Written task: Below is a listing to transcribe in full and exactly; keep the pictures out.

Data:
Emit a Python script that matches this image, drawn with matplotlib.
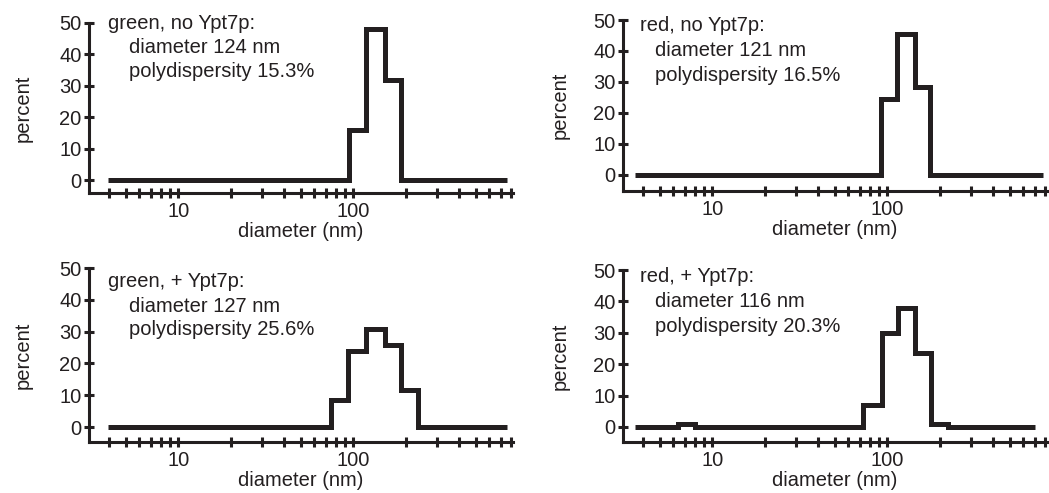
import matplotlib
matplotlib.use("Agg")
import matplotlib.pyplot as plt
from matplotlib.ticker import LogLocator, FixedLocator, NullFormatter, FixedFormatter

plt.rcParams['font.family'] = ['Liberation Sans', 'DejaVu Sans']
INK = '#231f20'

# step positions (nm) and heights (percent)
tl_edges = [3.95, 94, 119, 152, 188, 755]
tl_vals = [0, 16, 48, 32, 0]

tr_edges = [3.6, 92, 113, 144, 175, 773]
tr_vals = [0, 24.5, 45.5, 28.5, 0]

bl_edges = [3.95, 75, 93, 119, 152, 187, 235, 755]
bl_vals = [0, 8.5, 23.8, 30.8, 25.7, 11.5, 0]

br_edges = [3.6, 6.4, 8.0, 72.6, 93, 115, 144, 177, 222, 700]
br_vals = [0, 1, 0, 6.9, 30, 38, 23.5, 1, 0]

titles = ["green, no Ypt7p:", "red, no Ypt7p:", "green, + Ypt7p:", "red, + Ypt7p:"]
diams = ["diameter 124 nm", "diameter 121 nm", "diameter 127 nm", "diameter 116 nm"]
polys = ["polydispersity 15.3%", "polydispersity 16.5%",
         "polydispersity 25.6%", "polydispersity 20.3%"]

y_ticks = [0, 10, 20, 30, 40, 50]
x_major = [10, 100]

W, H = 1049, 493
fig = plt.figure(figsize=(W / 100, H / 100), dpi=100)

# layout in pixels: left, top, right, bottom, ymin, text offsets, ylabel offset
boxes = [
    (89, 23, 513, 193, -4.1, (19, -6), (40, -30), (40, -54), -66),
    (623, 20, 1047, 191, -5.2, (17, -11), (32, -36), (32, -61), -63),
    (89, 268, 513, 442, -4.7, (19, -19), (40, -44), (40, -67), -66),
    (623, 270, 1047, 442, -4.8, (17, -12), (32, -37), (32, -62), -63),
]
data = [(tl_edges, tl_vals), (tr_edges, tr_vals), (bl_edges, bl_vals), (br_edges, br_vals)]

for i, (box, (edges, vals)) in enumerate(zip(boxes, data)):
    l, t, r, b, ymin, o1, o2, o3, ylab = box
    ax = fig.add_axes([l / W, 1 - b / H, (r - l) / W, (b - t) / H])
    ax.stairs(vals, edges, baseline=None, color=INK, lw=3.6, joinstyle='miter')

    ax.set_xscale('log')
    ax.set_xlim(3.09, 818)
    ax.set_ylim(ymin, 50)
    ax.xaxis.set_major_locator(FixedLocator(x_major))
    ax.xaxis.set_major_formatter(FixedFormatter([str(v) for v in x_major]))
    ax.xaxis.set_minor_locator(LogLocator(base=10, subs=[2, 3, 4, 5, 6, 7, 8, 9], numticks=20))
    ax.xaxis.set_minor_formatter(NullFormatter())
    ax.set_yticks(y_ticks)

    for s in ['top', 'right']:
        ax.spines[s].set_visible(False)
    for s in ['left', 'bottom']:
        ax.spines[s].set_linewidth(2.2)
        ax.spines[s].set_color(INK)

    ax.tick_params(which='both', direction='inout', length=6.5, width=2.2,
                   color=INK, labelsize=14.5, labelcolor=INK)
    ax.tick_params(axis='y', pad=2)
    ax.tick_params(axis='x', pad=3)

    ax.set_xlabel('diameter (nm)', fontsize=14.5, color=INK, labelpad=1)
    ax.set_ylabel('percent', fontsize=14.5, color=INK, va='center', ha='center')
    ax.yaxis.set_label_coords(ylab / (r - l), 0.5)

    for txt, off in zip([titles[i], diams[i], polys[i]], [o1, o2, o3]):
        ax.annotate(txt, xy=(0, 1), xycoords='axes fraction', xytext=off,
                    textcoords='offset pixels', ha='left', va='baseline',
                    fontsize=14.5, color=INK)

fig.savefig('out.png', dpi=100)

Task answer:
Emit a Python script that matches this image, drawn with matplotlib.
import matplotlib
matplotlib.use("Agg")
import matplotlib.pyplot as plt
from matplotlib.ticker import LogLocator, FixedLocator, NullFormatter, FixedFormatter

plt.rcParams['font.family'] = ['Liberation Sans', 'DejaVu Sans']
INK = '#231f20'

# step positions (nm) and heights (percent)
tl_edges = [3.95, 94, 119, 152, 188, 755]
tl_vals = [0, 16, 48, 32, 0]

tr_edges = [3.6, 92, 113, 144, 175, 773]
tr_vals = [0, 24.5, 45.5, 28.5, 0]

bl_edges = [3.95, 75, 93, 119, 152, 187, 235, 755]
bl_vals = [0, 8.5, 23.8, 30.8, 25.7, 11.5, 0]

br_edges = [3.6, 6.4, 8.0, 72.6, 93, 115, 144, 177, 222, 700]
br_vals = [0, 1, 0, 6.9, 30, 38, 23.5, 1, 0]

titles = ["green, no Ypt7p:", "red, no Ypt7p:", "green, + Ypt7p:", "red, + Ypt7p:"]
diams = ["diameter 124 nm", "diameter 121 nm", "diameter 127 nm", "diameter 116 nm"]
polys = ["polydispersity 15.3%", "polydispersity 16.5%",
         "polydispersity 25.6%", "polydispersity 20.3%"]

y_ticks = [0, 10, 20, 30, 40, 50]
x_major = [10, 100]

W, H = 1049, 493
fig = plt.figure(figsize=(W / 100, H / 100), dpi=100)

# layout in pixels: left, top, right, bottom, ymin, text offsets, ylabel offset
boxes = [
    (89, 23, 513, 193, -4.1, (19, -6), (40, -30), (40, -54), -66),
    (623, 20, 1047, 191, -5.2, (17, -11), (32, -36), (32, -61), -63),
    (89, 268, 513, 442, -4.7, (19, -19), (40, -44), (40, -67), -66),
    (623, 270, 1047, 442, -4.8, (17, -12), (32, -37), (32, -62), -63),
]
data = [(tl_edges, tl_vals), (tr_edges, tr_vals), (bl_edges, bl_vals), (br_edges, br_vals)]

for i, (box, (edges, vals)) in enumerate(zip(boxes, data)):
    l, t, r, b, ymin, o1, o2, o3, ylab = box
    ax = fig.add_axes([l / W, 1 - b / H, (r - l) / W, (b - t) / H])
    ax.stairs(vals, edges, baseline=None, color=INK, lw=3.6, joinstyle='miter')

    ax.set_xscale('log')
    ax.set_xlim(3.09, 818)
    ax.set_ylim(ymin, 50)
    ax.xaxis.set_major_locator(FixedLocator(x_major))
    ax.xaxis.set_major_formatter(FixedFormatter([str(v) for v in x_major]))
    ax.xaxis.set_minor_locator(LogLocator(base=10, subs=[2, 3, 4, 5, 6, 7, 8, 9], numticks=20))
    ax.xaxis.set_minor_formatter(NullFormatter())
    ax.set_yticks(y_ticks)

    for s in ['top', 'right']:
        ax.spines[s].set_visible(False)
    for s in ['left', 'bottom']:
        ax.spines[s].set_linewidth(2.2)
        ax.spines[s].set_color(INK)

    ax.tick_params(which='both', direction='inout', length=6.5, width=2.2,
                   color=INK, labelsize=14.5, labelcolor=INK)
    ax.tick_params(axis='y', pad=2)
    ax.tick_params(axis='x', pad=3)

    ax.set_xlabel('diameter (nm)', fontsize=14.5, color=INK, labelpad=1)
    ax.set_ylabel('percent', fontsize=14.5, color=INK, va='center', ha='center')
    ax.yaxis.set_label_coords(ylab / (r - l), 0.5)

    for txt, off in zip([titles[i], diams[i], polys[i]], [o1, o2, o3]):
        ax.annotate(txt, xy=(0, 1), xycoords='axes fraction', xytext=off,
                    textcoords='offset pixels', ha='left', va='baseline',
                    fontsize=14.5, color=INK)

fig.savefig('out.png', dpi=100)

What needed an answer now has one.